2.2   Termination of Employment or Other Service .

 

(a)   Termination Due to Death or Disability . In the event that the Grantee’s employment or other service with the Company and all Subsidiaries is terminated by reason of the Grantee’s death or Disability (as defined in the Plan) during the Performance Period, the Restrictions applicable to the Award Shares will immediately lapse and terminate and the Award Shares will not be subject to further adjustment.
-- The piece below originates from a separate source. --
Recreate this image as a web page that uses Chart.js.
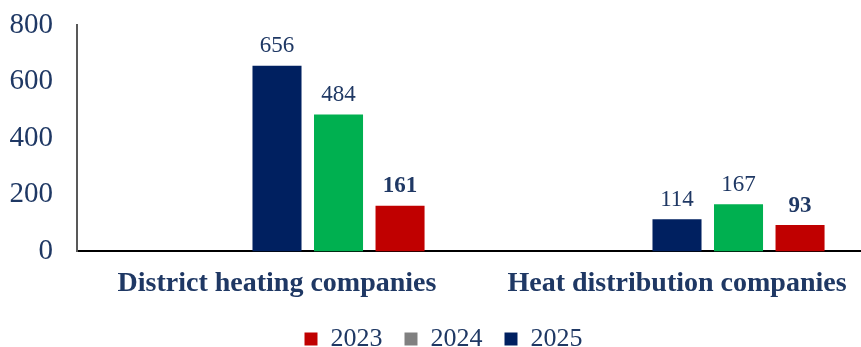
<!DOCTYPE html>
<html>
<head>
<meta charset="utf-8">
<script src="https://cdn.jsdelivr.net/npm/chart.js@4.4.1/dist/chart.umd.min.js"></script>
<style>
  html, body { margin: 0; padding: 0; background: #fff; overflow: hidden; width: 861px; height: 347px; }
  #wrap { width: 902px; height: 347px; }
</style>
</head>
<body>
<div id="wrap"><canvas id="c" width="902" height="347"></canvas></div>
<script>
const categories = ["District heating companies", "Heat distribution companies"];
const yTicks = [0, 200, 400, 600, 800];
const values2025 = [656, 114];
const values2024 = [484, 167];
const values2023 = [161, 93];
const legendLabels = ["2023", "2024", "2025"];

const NAVY = "#002060", GREEN = "#00B050", RED = "#C00000", GRAY = "#808080";
const TEXT = "#1F3864";
const SERIF = "'Liberation Serif', 'Times New Roman', serif";

const valueLabels = {
  id: "valueLabels",
  afterDatasetsDraw(chart) {
    const ctx = chart.ctx;
    chart.data.datasets.forEach((ds, i) => {
      if (!ds.showValues) return;
      const meta = chart.getDatasetMeta(i);
      meta.data.forEach((bar, j) => {
        const v = ds.data[j];
        if (v == null) return;
        ctx.save();
        ctx.font = (ds.boldValues ? "bold " : "") + "23px " + SERIF;
        ctx.fillStyle = TEXT;
        ctx.textAlign = "center";
        ctx.textBaseline = "bottom";
        ctx.fillText(String(v), bar.x, bar.y - 8);
        ctx.restore();
      });
    });
  }
};

new Chart(document.getElementById("c"), {
  type: "bar",
  data: {
    labels: categories,
    datasets: [
      { label: "", data: [null, null], backgroundColor: "rgba(0,0,0,0)" },
      { label: "", data: [null, null], backgroundColor: "rgba(0,0,0,0)" },
      { label: legendLabels[2], data: values2025, backgroundColor: NAVY, showValues: true },
      { label: legendLabels[1], data: values2024, backgroundColor: GREEN, showValues: true, legendColor: GRAY },
      { label: legendLabels[0], data: values2023, backgroundColor: RED, showValues: true, boldValues: true }
    ]
  },
  options: {
    responsive: false,
    animation: false,
    categoryPercentage: 0.769,
    barPercentage: 0.797,
    layout: { padding: { top: 25, left: 10, right: 25, bottom: -15 } },
    scales: {
      x: {
        grid: { display: false, drawTicks: false },
        border: { display: true, color: "#000", width: 2 },
        ticks: { color: TEXT, font: { family: SERIF, size: 28, weight: "bold" }, padding: 16 }
      },
      y: {
        min: 0, max: 800,
        afterBuildTicks(axis) { axis.ticks = yTicks.map(v => ({ value: v })); },
        afterFit(axis) { axis.width = 67; axis.paddingTop = 0; axis.paddingBottom = 0; },
        grid: { display: false, drawTicks: false },
        border: { display: true, color: "#595959", width: 2 },
        ticks: { color: TEXT, font: { family: SERIF, size: 29 }, padding: 24 }
      }
    },
    plugins: {
      tooltip: { enabled: false },
      legend: {
        position: "bottom",
        labels: {
          color: TEXT,
          font: { family: SERIF, size: 26 },
          boxWidth: 13,
          boxHeight: 13,
          padding: 9,
          generateLabels(chart) {
            const ds = chart.data.datasets;
            const items = [];
            for (let i = ds.length - 1; i >= 0; i--) {
              if (!ds[i].label) continue;
              const c = ds[i].legendColor || ds[i].backgroundColor;
              items.push({ text: ds[i].label, fillStyle: c, strokeStyle: c, lineWidth: 0, datasetIndex: i, fontColor: TEXT });
            }
            items.forEach((it, k) => { if (k < items.length - 1) it.text += "\u00a0\u00a0"; });
            return items;
          }
        }
      }
    }
  },
  plugins: [valueLabels]
});
</script>
</body>
</html>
In the event that the Grantee’s employment or other service with the Company and all Subsidiaries is terminated by reason of the Grantee’s death or Disability (as defined in the Plan) after the Performance Period, the Restrictions applicable to the Adjusted Award Shares will immediately lapse and terminate.

 

(b)   Termination Due to Retirement . In the event that the Grantee’s employment or other service with the Company and all Subsidiaries is terminated by reason of the Grantee’s Retirement (as defined in the Plan) during the Performance Period, the Restrictions applicable to the Award Shares will immediately lapse and terminate with respect to a pro rata portion of the Award Shares on the basis of the portion of the Restriction Period that has passed as of the date of the Retirement and the Award Shares will not be subject to further adjustment. In the event that the Grantee’s employment or other service with the Company and all Subsidiaries is terminated by reason of the Grantee’s Retirement (as defined in the Plan) after the Performance Period, the Restrictions applicable to the Adjusted Award Shares will immediately lapse and terminate with respect to a pro rata portion of the Adjusted Award Shares on the basis of the portion of the Restriction Period that has passed as of the date of the Retirement.

 

(c)   Termination for Reasons other than Death, Disability or Retirement . In the event the Grantee’s employment or other service with the Company and all Subsidiaries is terminated for any reason other than death, Disability or Retirement, or the Grantee is in the employ or service of a Subsidiary and the Subsidiary ceases to be a Subsidiary of the Company (unless the Grantee continues in the employ or service of the Company or another Subsidiary), all rights of the Grantee under the Plan and this Agreement will terminate immediately without notice of any kind, and this Award will be terminated and all Award Shares or Adjusted Award Shares with respect to which the Restrictions have not lapsed will be forfeited.

 

2.3   Change in Control . If a Change in Control (as defined in the Plan) of the Company occurs during the Performance Period, the Restrictions applicable to the Award Shares will immediately lapse and terminate. If a Change in Control (as defined in the Plan) of the Company occurs after the Performance Period, the Restrictions applicable to the Adjusted Award Shares will immediately lapse and terminate.